Brian Eno poses in front of his installation 77 Million Paintings in Sydney, Australia, in 2009. The artist and pioneering musician has brought the ever-changing multimedia work to Calgary as part of its High Performance Rodeo arts festival. ((Sergio Dionisio/Getty Images) )

Describing a large blank TV screen he once passed as "a missed opportunity," British musician Brian Eno debuted an art exhibit inspired by that vacant electronic canvas in Calgary on Thursday.

The longtime artist and experimental music pioneer has brought his ever-evolving multimedia visual and sound-art installation 77 Million Paintings to Calgary's Glenbow Museum.

77 Million Paintings is described as a "generative" light artwork, with computer software generating slowly moving imagery from digitized slides of hundreds of Eno's paintings, scored to ambient music he composed and performed.

The installation's title references the vast number of artistic representations or combinations the software can create.

"I've been a visual artist for longer than I've been a musician, actually," Eno, who graduated with a fine art degree from the Winchester School of Art before he launched his musical career, told reporters at a media preview in Calgary on Wednesday.

Eno quipped that he immediately joined a band after graduation "as all art students do" but also continued his artistic practice. He continued making art throughout his time with glam rock band Roxy Music and his own influential, innovative solo career.

77 Million Paintings was born about a decade ago when Eno, walking home in London, noticed a posh dinner party taking place inside a home and a giant, blank plasma TV screen behind the attendees.

"I thought 'That's a missed opportunity. That ought to be a painting'," Eno said.

It provoked him to consider how he would turn his art installations into something that could be featured on an average TV screen.

Changes as it tours

Unveiled in 2006, the constantly morphing sound-and-image installation has since toured the globe — including stops in Tokyo, Sydney and St.
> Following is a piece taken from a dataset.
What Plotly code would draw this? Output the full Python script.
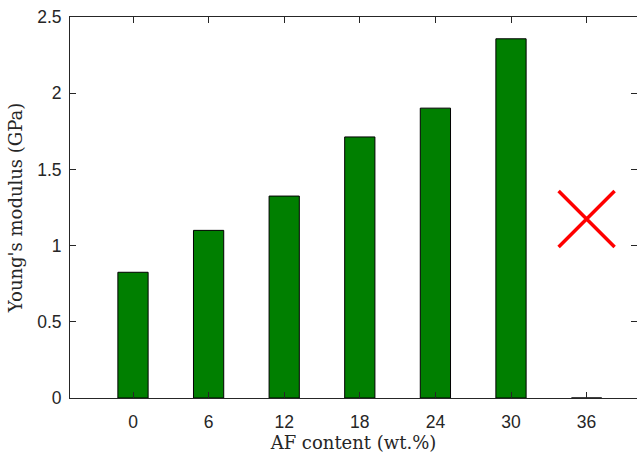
import plotly.graph_objects as go

categories = [0, 6, 12, 18, 24, 30, 36]
modulus = [0.825, 1.10, 1.325, 1.713, 1.902, 2.357, 0.0]
cross_x = [36]
cross_y = [1.175]
y_ticks = [0, 0.5, 1, 1.5, 2, 2.5]
y_tick_text = ["0", "0.5", "1", "1.5", "2", "2.5"]

fig = go.Figure()
fig.add_trace(go.Bar(
    x=categories, y=modulus, width=2.4,
    marker=dict(color="#007F00", line=dict(color="black", width=1)),
    showlegend=False,
))
fig.add_trace(go.Scatter(
    x=cross_x, y=cross_y, mode="markers",
    marker=dict(symbol="x-thin", size=56, line=dict(color="#FF0000", width=3.5)),
    showlegend=False,
))

axis_color = "#262626"
tick_font = dict(family="Liberation Sans, Arial, sans-serif", size=17.5, color=axis_color)
title_font = dict(family="DejaVu Serif, serif", size=18, color=axis_color)
fig.update_layout(
    width=637, height=460,
    margin=dict(l=70, r=0, t=17, b=62),
    paper_bgcolor="white", plot_bgcolor="white",
    font=dict(family="Liberation Sans, Arial, sans-serif", size=17, color=axis_color),
    xaxis=dict(
        range=[-5, 40], tickvals=categories, ticktext=[str(c) for c in categories],
        tickfont=tick_font, ticklabelstandoff=8,
        ticks="inside", ticklen=6, tickcolor=axis_color, showline=True, linecolor=axis_color,
        linewidth=1, mirror="ticks", showgrid=False, zeroline=False,
        title=dict(text="AF content (wt.%)", font=title_font, standoff=4),
    ),
    yaxis=dict(
        range=[0, 2.5], tickvals=y_ticks, ticktext=y_tick_text,
        tickfont=tick_font, ticklabelstandoff=4,
        ticks="inside", ticklen=6, tickcolor=axis_color, showline=True, linecolor=axis_color,
        linewidth=1, mirror="ticks", showgrid=False, zeroline=False,
        title=dict(text="Young's modulus (GPa)", font=title_font, standoff=9),
    ),
)
fig.write_html("out.html")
Petersburg. It has been presented both inside arts venues as well as projected onto architecturally interesting buildings and in 2006 was released on DVD.

In Calgary, the installation plays out on 10 screens in a darkened room at the Glenbow, with black leather couches nearby for spectators. They were added because — in other locations — patrons have spent lengthy periods contemplating the work.

'I think of this [work] as the pack of seeds that I've planted, and each time, a different bunch of flowers grows from it.' — Brian Eno

Beyond the changes that 77 Million Paintings undergoes as the software generates new combinations of paintings, the piece also changes in another way as it moves from location to location because Eno is constantly tweaking it, introducing new paintings and removing older ones.

"The best work is unfinished," he said on Wednesday.

"You can think of an artist as someone who starts something rather than someone who finishes something. I think of this [work] as the pack of seeds that I've planted, and each time, a different bunch of flowers grows from it."

Eno will also deliver a lecture as part of his role as artist-in-residence at Calgary's international arts festival, the High Performance Rodeo, which runs through Jan. 30. During his time in the city, he is also slated to spend time fulfilling a music residency at the Cantos Music Foundation.